Hi I’m trying to evaluate multiple versions of a function on various datasets and record their peak memory behavior on these.
Optimally this would be a case of setting up each of the tests in a function and then running the program, something like:
let tester f =
I’ve looked into Spacetime, however it seems to be a whole program memory profiler. The same goes for the majority of other profiling options.
Landmarks seems to be kind of what I’m looking however there were some concerns mentioned on reddit about its validity for profiling memory. Regardless it seems to use
Gc.allocated_bytes which from the documentation ignores whether the garbage collector has run and hence whether memory has been released.
I’ve also considered splitting each option into an individual program and then testing it manually, however that seems a bit overkill.

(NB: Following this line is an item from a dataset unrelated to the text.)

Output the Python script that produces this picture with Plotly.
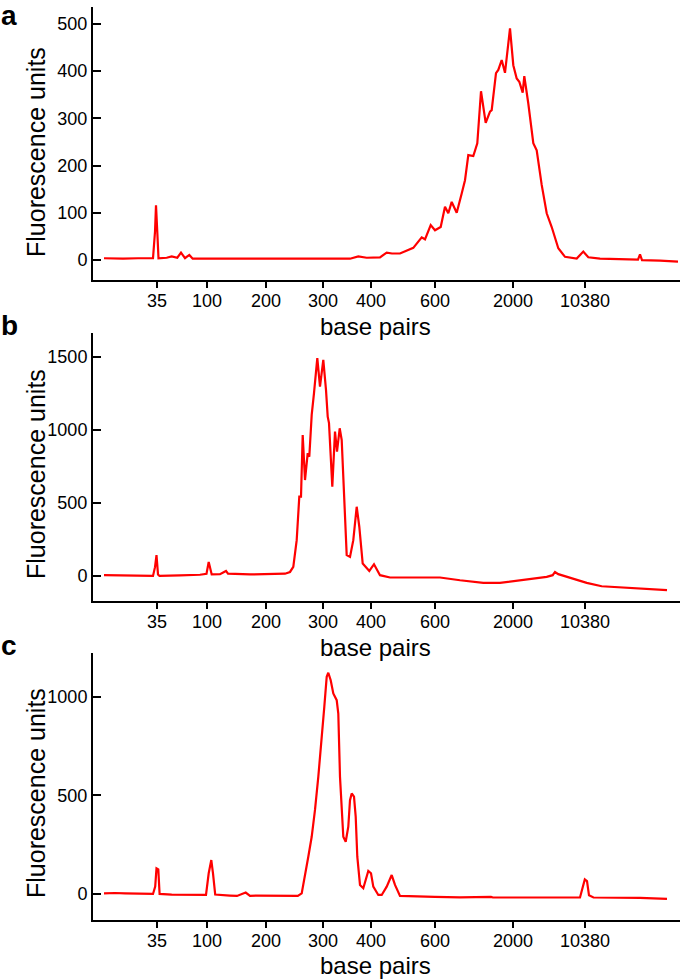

TL;DR: How does one get the peak memory usage of a function on a given input?
The reason why there is no easy way to do this is that computing this quantity would require constantly monitoring memory usage, which would slow down the program. I can think of several approaches:
If you control the implementation of those functions, you can just call Gc.stat regularly and collect the maximal value of
live_words, which gives the size of the live memory in the major heap. (You could either add the size of the minor heap, or compute a more precise size there by substracting Gc.get_minor_free). Calling
Gc.stat in that way is slow (it traverses the whole heap), so you should not do it too often.
You can also register a callback to be called at the end of each major GC cycle Gc.create_alarm, so that you can ask for
live_words there instead of modifying the measurement code. Major collections are rather infrequent, so this would only be somewhat accurate for computations that run for a relatively long time and/or churn through a lot of memory. (Using a printer in the alarm callback let you see how often that happens).
There is a way to use an instrumented version of the GC (see this description for how to do it), and it is possible that parsing the logs would let you compute this information accurately, but I am not sure that this is actually possible currently (for this you would need to have the live part of the major heap logged regularly, and I’m not sure this is done); it would be of course useful to investigate and submit a patch to do it if necessary.
You can also use the top_heap_words field of from Gc.stat. It’s the max size for the whole run, but if this can still help you pin what is your memory hot-spot.